Sydney Hoeltzli wrote:

ATC data isn't critical in a long-term sense, but it's time
critical. By the time someone loads the back-up data, the
whole real-time picture has changed and we'll be having close
encounters of the aluminum kind.


Nobody has to load anything. A few times a year the commercial power
hiccups. When that happens you hear those ugly powering down sounds.
Then the backup power comes online, then everything resets and you are
back to where you were. Whole deal might last 10-15 seconds but it
seems like forever if you have a lot of traffic. No data is lost in
this process.


Power failures aren't the only threat to ATC systems. I have been involved
in three total radar failures in my career as an enroute controller.

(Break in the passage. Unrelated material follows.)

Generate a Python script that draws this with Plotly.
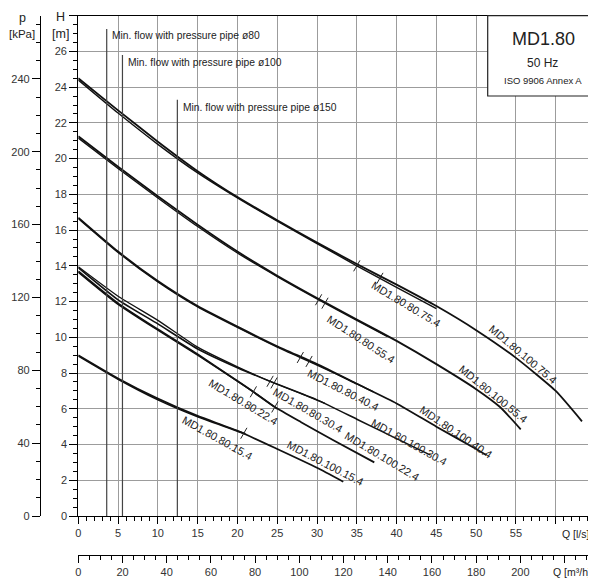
import numpy as np
import plotly.graph_objects as go

# ---------------- data ----------------
Q_100_75 = [0, 5, 10, 15, 20, 25, 30, 35, 40, 45, 50, 55, 60, 63.3]
H_100_75 = [24.5, 22.7, 20.95, 19.3, 17.85, 16.55, 15.3, 14.1, 12.95, 11.75, 10.4, 8.85, 7.0, 5.3]
Q_80_75 = [0, 5, 10, 15, 20, 25, 30, 35, 40, 45]
H_80_75 = [24.4, 22.55, 20.8, 19.2, 17.8, 16.5, 15.25, 14.0, 12.8, 11.6]

Q_100_55 = [0, 5, 10, 15, 20, 25, 30, 35, 40, 45, 50, 53, 55.6]
H_100_55 = [21.25, 19.55, 17.9, 16.3, 14.8, 13.45, 12.2, 11.0, 9.8, 8.5, 7.1, 6.1, 4.85]
Q_80_55 = [0, 5, 10, 15, 20, 25, 30, 35, 38.8]
H_80_55 = [21.15, 19.45, 17.8, 16.2, 14.72, 13.4, 12.15, 10.95, 10.05]

Q_100_40 = [0, 5, 10, 15, 20, 25, 30, 35, 40, 45, 50, 51.3]
H_100_40 = [16.7, 14.8, 13.15, 11.75, 10.6, 9.5, 8.5, 7.4, 6.3, 5.0, 3.75, 3.4]
Q_80_40 = [0, 5, 10, 15, 20, 25, 30, 35, 37.1]
H_80_40 = [16.65, 14.75, 13.1, 11.7, 10.55, 9.45, 8.45, 7.4, 6.95]

Q_100_30 = [0, 5, 10, 15, 20, 24.3, 30, 35, 40, 44.2]
H_100_30 = [13.9, 12.1, 10.75, 9.35, 8.3, 7.5, 6.5, 5.42, 4.33, 3.42]
Q_80_30 = [0, 5, 10, 15, 20, 24.3, 28, 31]
H_80_30 = [13.95, 12.3, 10.95, 9.45, 8.35, 7.5, 6.85, 6.3]

Q_100_22 = [0, 5, 10, 15, 20, 22, 24.7, 28, 32, 37.2]
H_100_22 = [13.7, 11.9, 10.45, 9.05, 7.55, 6.95, 6.1, 5.25, 4.25, 3.0]
Q_80_22 = [0, 5, 10, 15, 20, 22, 25]
H_80_22 = [13.65, 11.85, 10.4, 9.0, 7.55, 6.95, 6.0]

Q_100_15 = [0, 5, 10, 15, 20, 25, 30, 33.3]
H_100_15 = [9.0, 7.7, 6.57, 5.6, 4.77, 3.75, 2.7, 1.92]
Q_80_15 = [0, 5, 10, 15, 20, 21]
H_80_15 = [8.95, 7.65, 6.5, 5.55, 4.75, 4.6]

# small marks on the curves (flow values)
TICKS_75 = [35.0, 37.9]
TICKS_55 = [30.2, 31.0]
TICKS_40 = [27.9, 29.0]
TICKS_30 = [24.1, 24.6]
TICKS_22 = [22.0, 24.7]
TICKS_15 = [20.8]

# minimum flow lines
MINFLOW_Q = [3.57, 5.55, 12.45]
MINFLOW_TEXT = ["Min. flow with pressure pipe ø80",
                "Min. flow with pressure pipe ø100",
                "Min. flow with pressure pipe ø150"]

Q_TICKS = list(range(0, 61, 5))
H_TICKS = list(range(0, 29, 2))
P_TICKS = list(range(0, 241, 40))
QM3_TICKS = list(range(0, 221, 20))

# ---------------- layout geometry ----------------
# The page body has an 8px margin, so the figure is drawn 8px in from the
# window corner; size it to fill the rest of the 596x578 window.
OFF = 8
WIN_W, WIN_H = 596, 578
W, HT = WIN_W - OFF, WIN_H - OFF
X0, X1 = 78.3, 596.0      # window pixels
YB, YT = 516.0, 15.7      # window pixels
PX_PER_Q = 7.957
QMAX = (X1 - X0) / PX_PER_Q
HMAX = 28.0
FONT = "Liberation Sans, Arial, sans-serif"

def px(x):
    return (x - OFF) / W

def py(y):
    return 1 - (y - OFF) / HT

xdom = [px(X0), 1.0]
ydom = [py(YB), py(YT)]

fig = go.Figure()

curves = [
    (Q_80_75, H_80_75, 1.4), (Q_100_75, H_100_75, 1.8),
    (Q_80_55, H_80_55, 1.4), (Q_100_55, H_100_55, 1.8),
    (Q_80_40, H_80_40, 1.4), (Q_100_40, H_100_40, 1.8),
    (Q_80_30, H_80_30, 1.3), (Q_100_30, H_100_30, 1.6),
    (Q_80_22, H_80_22, 1.6), (Q_100_22, H_100_22, 1.8),
    (Q_80_15, H_80_15, 1.6), (Q_100_15, H_100_15, 1.8),
]
for Q, H, w in curves:
    fig.add_trace(go.Scatter(x=Q, y=H, mode="lines",
                             line=dict(color="#111111", width=w, shape="spline", smoothing=0.5),
                             hoverinfo="skip", showlegend=False))

tick_sets = [(TICKS_75, Q_80_75, H_80_75), (TICKS_55, Q_80_55, H_80_55),
             (TICKS_40, Q_80_40, H_80_40), (TICKS_30, Q_80_30, H_80_30),
             (TICKS_22, Q_100_22, H_100_22), (TICKS_15, Q_80_15, H_80_15)]
for tq, Q, H in tick_sets:
    fig.add_trace(go.Scatter(x=tq, y=np.interp(tq, Q, H), mode="markers",
                             marker=dict(symbol="line-ns", size=9, angle=30,
                                         line=dict(color="#222", width=1)),
                             hoverinfo="skip", showlegend=False))

# invisible companion trace so the kPa and m3/h scales are drawn
fig.add_trace(go.Scatter(x=np.array(Q_100_75) * 3.6, y=np.array(H_100_75) * 9.81,
                         xaxis="x2", yaxis="y2", mode="lines", opacity=0,
                         line=dict(width=0), hoverinfo="skip", showlegend=False))

# ---------------- axes ----------------
axis_common = dict(showline=True, linecolor="black", linewidth=1.2,
                   ticks="outside", tickcolor="black", tickwidth=1, automargin=False,
                   zeroline=False, tickfont=dict(family=FONT, size=11, color="#333"))

fig.update_layout(
    width=W, height=HT, autosize=False,
    margin=dict(l=0, r=0, t=0, b=0, pad=0, autoexpand=False),
    paper_bgcolor="white", plot_bgcolor="white",
    showlegend=False,
    xaxis=dict(domain=xdom, range=[0, QMAX], anchor="y",
               tickmode="array", tickvals=Q_TICKS,
               ticktext=[str(v) if v < 60 else "" for v in Q_TICKS],
               ticklen=7, mirror=True,
               showgrid=True, gridcolor="#9c9c9c", gridwidth=1,
               minor=dict(ticks="outside", ticklen=3.5, tickmode="linear", tick0=0, dtick=1,
                          tickcolor="black", showgrid=False),
               **axis_common),
    yaxis=dict(domain=ydom, range=[0, HMAX], anchor="x",
               tickmode="array", tickvals=H_TICKS,
               ticktext=[str(v) if v < 28 else "" for v in H_TICKS],
               ticklen=8,
               showgrid=True, gridcolor="#9c9c9c", gridwidth=1,
               minor=dict(ticks="outside", ticklen=4, tickmode="linear", tick0=0, dtick=0.5,
                          tickcolor="black", showgrid=False),
               **axis_common),
    yaxis2=dict(overlaying="y", anchor="free", position=px(40), side="left",
                range=[0, HMAX * 9.81],
                tickmode="array", tickvals=P_TICKS, ticktext=[str(v) for v in P_TICKS],
                ticklen=8, showgrid=False,
                minor=dict(ticks="outside", ticklen=4, tickmode="linear", tick0=0, dtick=10,
                           tickcolor="black", showgrid=False),
                **axis_common),
    xaxis2=dict(overlaying="x", anchor="free", position=py(555), side="bottom",
                range=[0, QMAX * 3.6],
                tickmode="array", tickvals=QM3_TICKS,
                ticktext=[str(v) if v < 220 else "" for v in QM3_TICKS],
                ticklen=7, showgrid=False,
                minor=dict(ticks="outside", ticklen=3.5, tickmode="linear", tick0=0, dtick=5,
                           tickcolor="black", showgrid=False),
                **axis_common),
)

# ---------------- shapes ----------------
minflow_top = [27.25, 25.8, 23.3]
shapes = []
for q, top in zip(MINFLOW_Q, minflow_top):
    shapes.append(dict(type="line", xref="x", yref="y", x0=q, x1=q, y0=0, y1=top,
                       line=dict(color="#444", width=1.2), layer="above"))
shapes.append(dict(type="rect", xref="paper", yref="paper",
                   x0=px(487.7), x1=1.02, y0=py(96), y1=py(YT),
                   fillcolor="white", line=dict(color="#222", width=1.2), layer="above"))
fig.update_layout(shapes=shapes)

# ---------------- annotations ----------------
ann = []

def txt(x, y, s, size=11, xanchor="center", angle=0, xref="paper", yref="paper", color="#222"):
    ann.append(dict(x=x, y=y, xref=xref, yref=yref, text=s, showarrow=False,
                    xanchor=xanchor, yanchor="middle", textangle=angle, borderpad=0,
                    font=dict(family=FONT, size=size, color=color)))

# axis titles
txt(px(22), py(18.5), "p", 12.5)
txt(px(22), py(33.5), "[kPa]", 11.5)
txt(px(60), py(17), "H", 12.5)
txt(px(60), py(33.5), "[m]", 12.5)
txt(px(591), py(534), "Q [l/s]", 10.5, xanchor="right")
txt(px(592), py(572), "Q [m³/h]", 10.5, xanchor="right")

# title box
txt(px(543), py(39.5), "MD1.80", 18)
txt(px(542), py(63), "50 Hz", 12)
txt(px(543), py(81), "ISO 9906 Annex A", 9.5)

# min flow texts
mf_pos = [(4.1, 26.88), (6.1, 25.36), (13.05, 22.84)]
for (x, y), s in zip(mf_pos, MINFLOW_TEXT):
    txt(x, y, s, 10.3, xanchor="left", xref="x", yref="y", color="#222")

# curve labels
labels = [
    ("MD1.80.80.75.4", 41.16, 11.87, 31),
    ("MD1.80.100.75.4", 55.83, 9.07, 40),
    ("MD1.80.80.55.4", 35.5, 9.91, 33),
    ("MD1.80.100.55.4", 52.16, 6.83, 39),
    ("MD1.80.80.40.4", 33.3, 7.05, 27),
    ("MD1.80.100.40.4", 47.47, 4.72, 34),
    ("MD1.80.80.30.4", 28.81, 5.94, 30),
    ("MD1.80.100.30.4", 41.56, 4.14, 29),
    ("MD1.80.80.22.4", 20.74, 6.36, 31),
    ("MD1.80.100.22.4", 38.13, 3.37, 31),
    ("MD1.80.80.15.4", 17.49, 4.35, 29),
    ("MD1.80.100.15.4", 31.0, 2.95, 27.5),
]
for s, x, y, a in labels:
    txt(x, y, s, 11, angle=a, xref="x", yref="y", color="#222")

fig.update_layout(annotations=ann)

fig.write_html("out.html")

The
shortest one lasted for a minute, the longest for over 30 minutes. During
those times, the flight data strips are the *only* game in town. No strips
and no data means chaos even if you can talk to the airplanes. Mention this
to engineers and contractors like Boeing who are spinning their sale of a
"paperless" ATC system because its the "latest" thing and they will tell you
that the system they will build will fail so rarely that it will *almost*
always be reliable. "Hey man, get with the times. Strips are for
dinosaurs. All of the cool privatized ATC companies have done away with
strips. If it works for their [insert tiny and miniscule total traffic
count] ATC operation, we can make it work for America. Just show us the
money and we'll get started on that contract right away!"

I have never understood why we are trying to move everything these days to a
"paperless" environment. Why? That may work at Walmart, or in the cockpit
of a well-equipped airplane (I bet they still carry charts...) but it is a
*bad* idea for enroute ATC no matter how "cutting edge" the technology gets.